Standard Schengen visa processing times for Pakistani applicants remain broadly consistent with previous years at approximately 15 working days for most applications, extending during peak summer travel season. Pakistani applicants should continue to apply at least 4 to 6 weeks before their intended travel date, with early application even more strongly recommended in 2026 given the additional scrutiny applied to first-time applicant files under the new digital system.

Important Tips:

Pakistani applicants who have previously held any Schengen visa should check the date of their last biometrics submission, as it may still be valid and could simplify their current application process. First-time Pakistani applicants should pay particular attention to building a credible and well-documented file, including prominently mentioning any previous travel to other strong-passport destinations. Triple-check every address, date, and figure across all submitted documents for perfect consistency, since the new digital system treats discrepancies more seriously than the previous manual review process.
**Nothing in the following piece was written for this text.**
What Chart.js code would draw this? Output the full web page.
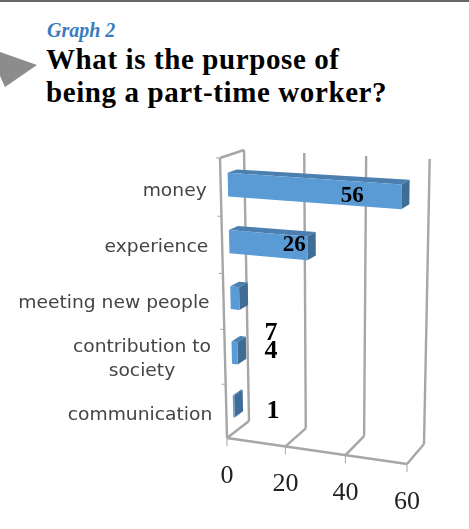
<!DOCTYPE html>
<html>
<head>
<meta charset="utf-8">
<title>Graph 2</title>
<script src="https://cdn.jsdelivr.net/npm/chart.js@4/dist/chart.umd.min.js"></script>
<style>
  html, body { margin: 0; background: #fff; }
  #page { position: relative; width: 469px; height: 529px; overflow: hidden; }
  #rule { position: absolute; left: 0; top: 0; width: 469px; height: 2px; background: #666; }
  #arrow { position: absolute; left: 0; top: 50px; }
  #kicker { position: absolute; left: 47px; top: 19px; font: italic bold 20px "Liberation Serif", serif; color: #3a7dbd; }
  #heading { position: absolute; left: 46px; top: 43px; margin: 0; font: bold 29px/33px "Liberation Serif", serif; color: #000; letter-spacing: 0.6px; }
  canvas { position: absolute; left: 0; top: 0; }
</style>
</head>
<body>
<div id="page">
  <div id="rule"></div>
  <svg id="arrow" width="40" height="40"><polygon points="0,2 37,15 5,37 0,26" fill="#8c8c8c"/></svg>
  <div id="kicker">Graph 2</div>
  <h1 id="heading">What is the purpose of<br>being a part-time worker?</h1>
  <canvas id="chart" width="469" height="529"></canvas>
</div>
<script>
const categories = ['money', 'experience', 'meeting new people', ['contribution to', 'society'], 'communication']
// bar lengths as drawn; the three short bars are shorter than their printed numbers
const barValues = [56, 26, 3, 2, 0.5]
const printedValues = ['56', '26', '7', '4', '1']

// corners of the 3d box the flat chart area gets mapped on to
const backWall = { tl: [244, 150], tr: [429.7, 159], bl: [249, 421], br: [424, 444] }
const frontWall = { tl: [220, 158], tr: [408, 171], bl: [227, 438], br: [407, 464] }
const barDepth = [0.3, 0.68]
const gridColor = '#a6a6a6'

const lerp = (a, b, k) => a + (b - a) * k
const lerpPt = (a, b, k) => [lerp(a[0], b[0], k), lerp(a[1], b[1], k)]

// x, y are pixels from the chart scales, z is 0 at the front and 1 at the back
const project = (chart, x, y, z) => {
  const { left, right, top, bottom } = chart.chartArea
  const u = (x - left) / (right - left)
  const t = (y - top) / (bottom - top)
  const uu = u * (0.96 + 0.04 * u)
  const tt = t * (1.05 - 0.05 * t)
  const plane = wall => lerpPt(lerpPt(wall.tl, wall.tr, uu), lerpPt(wall.bl, wall.br, uu), tt)
  return lerpPt(plane(frontWall), plane(backWall), z)
}

const line = (ctx, a, b) => {
  ctx.beginPath()
  ctx.moveTo(a[0], a[1])
  ctx.lineTo(b[0], b[1])
  ctx.stroke()
}

const face = (ctx, pts, color) => {
  ctx.fillStyle = color
  ctx.beginPath()
  pts.forEach((p, i) => (i ? ctx.lineTo(p[0], p[1]) : ctx.moveTo(p[0], p[1])))
  ctx.closePath()
  ctx.fill()
}

const box3d = {
  id: 'box3d',
  beforeDatasetsDraw(chart) {
    const { ctx, chartArea, scales } = chart
    const { top, bottom, left } = chartArea
    const p = (x, y, z) => project(chart, x, y, z)
    ctx.save()
    ctx.strokeStyle = gridColor
    ctx.lineWidth = 2.4

    // walls and floor
    scales.x.ticks.forEach(tick => {
      const x = scales.x.getPixelForValue(tick.value)
      line(ctx, p(x, top, 1), p(x, bottom, 1))
      line(ctx, p(x, bottom, 1), p(x, bottom, 0))
      const foot = p(x, bottom, 0)
      ctx.lineWidth = 1
      line(ctx, foot, [foot[0], foot[1] + 8])
      ctx.lineWidth = 2.4
    })
    line(ctx, p(left, top, 0), p(left, bottom, 0))
    line(ctx, p(left, top, 0), p(left, top, 1))
    line(ctx, p(left, bottom, 0), p(chartArea.right, bottom, 0))

    // ticks between the categories
    const step = scales.y.getPixelForValue(1) - scales.y.getPixelForValue(0)
    ctx.lineWidth = 1
    categories.forEach((c, i) => {
      const a = p(left, scales.y.getPixelForValue(i) - step / 2, 0)
      line(ctx, a, [a[0] - 4, a[1]])
    })
    ctx.restore()
  },
  // bars are drawn here instead, from the bar elements the library laid out
  beforeDatasetDraw(chart, args) {
    const { ctx } = chart
    const [zf, zb] = barDepth
    ctx.save()
    args.meta.data.forEach(bar => {
      const y0 = bar.y - bar.height / 2
      const y1 = bar.y + bar.height / 2
      const p = (x, y, z) => project(chart, x, y, z)
      face(ctx, [p(bar.base, y0, zf), p(bar.x, y0, zf), p(bar.x, y0, zb), p(bar.base, y0, zb)], '#4a7fb0')
      face(ctx, [p(bar.x, y0, zf), p(bar.x, y0, zb), p(bar.x, y1, zb), p(bar.x, y1, zf)], '#3f6d96')
      face(ctx, [p(bar.base, y0, zf), p(bar.x, y0, zf), p(bar.x, y1, zf), p(bar.base, y1, zf)], '#5b9bd5')
    })
    ctx.restore()
    return false
  },
  afterDatasetsDraw(chart) {
    const { ctx, chartArea, scales } = chart
    ctx.save()
    ctx.textBaseline = 'middle'

    // category labels, slightly stretched like the original face
    ctx.fillStyle = '#444'
    ctx.font = '17px "DejaVu Sans", sans-serif'
    scales.y.ticks.forEach((tick, i) => {
      const y = scales.y.getPixelForValue(i)
      const edge = project(chart, chartArea.left, y, 0)[0] - 14
      const lines = [].concat(tick.label)
      const stretch = 1.1
      const full = ctx.measureText(lines[0]).width * stretch
      lines.forEach((text, n) => {
        const w = ctx.measureText(text).width * stretch
        ctx.save()
        ctx.translate(edge - full + (full - w) / 2, y + (n - (lines.length - 1) / 2) * 24)
        ctx.scale(stretch, 1)
        ctx.textAlign = 'left'
        ctx.fillText(text, 0, 0)
        ctx.restore()
      })
    })

    // value axis labels follow the slanted floor
    ctx.fillStyle = '#222'
    ctx.font = '26px "Liberation Serif", serif'
    ctx.textAlign = 'center'
    scales.x.ticks.forEach(tick => {
      const foot = project(chart, scales.x.getPixelForValue(tick.value), chartArea.bottom, 0)
      ctx.fillText(tick.value, foot[0], foot[1] + 38)
    })

    // printed numbers: the two long bars carry theirs, the others float beside them
    ctx.fillStyle = '#000'
    const bars = chart.getDatasetMeta(0).data
    printedValues.forEach((text, i) => {
      if (i < 2) {
        const end = project(chart, bars[i].x, bars[i].y, barDepth[0])
        ctx.font = 'bold 23px "Liberation Serif", serif'
        ctx.fillText(text, end[0] - (i ? 13 : 49), end[1] + (i ? -3 : -1))
      } else {
        const shift = [0, 0, 29, -9, -5][i]
        ctx.font = 'bold 26px "Liberation Serif", serif'
        ctx.fillText(text, 271 + (i === 4 ? 2 : 0), bars[i].y + shift)
      }
    })
    ctx.restore()
  },
}

new Chart(document.getElementById('chart'), {
  type: 'bar',
  data: {
    labels: categories,
    datasets: [{ data: barValues, backgroundColor: '#5b9bd5', barPercentage: 0.41, categoryPercentage: 1 }],
  },
  options: {
    indexAxis: 'y',
    responsive: false,
    animation: false,
    layout: { padding: { left: 227, right: 62, top: 164, bottom: 77 } },
    plugins: { legend: { display: false }, tooltip: { enabled: false } },
    scales: {
      x: { min: 0, max: 60, ticks: { stepSize: 20, display: false }, grid: { display: false }, border: { display: false } },
      y: { ticks: { display: false }, grid: { display: false }, border: { display: false } },
    },
  },
  plugins: [box3d],
})
</script>
</body>
</html>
Budget for the new €90 fee per applicant when planning total trip costs, and continue using refundable hotel bookings and flexible flights when building the application file, finalizing non-refundable arrangements only after visa approval.

Conclusion:

The Schengen visa changes in 2026 represent meaningful modernization rather than a fundamental overhaul of the system Pakistani applicants have known for years. The fee increase is modest, the EES digital border system primarily changes how entries are recorded rather than what documents are required, biometric reuse rules actually benefit returning applicants, the expanded 29-country Schengen Area opens more destinations under the same visa, and ETIAS has no bearing on Pakistani applicants who continue to need a standard Schengen visa. The one genuine shift Pakistani applicants must take seriously is the tightened tolerance for documentation inconsistency under the new digital, data-driven review process. Prepare carefully, keep every detail consistent, and Europe remains an entirely achievable destination for well-prepared Pakistani travellers in 2026.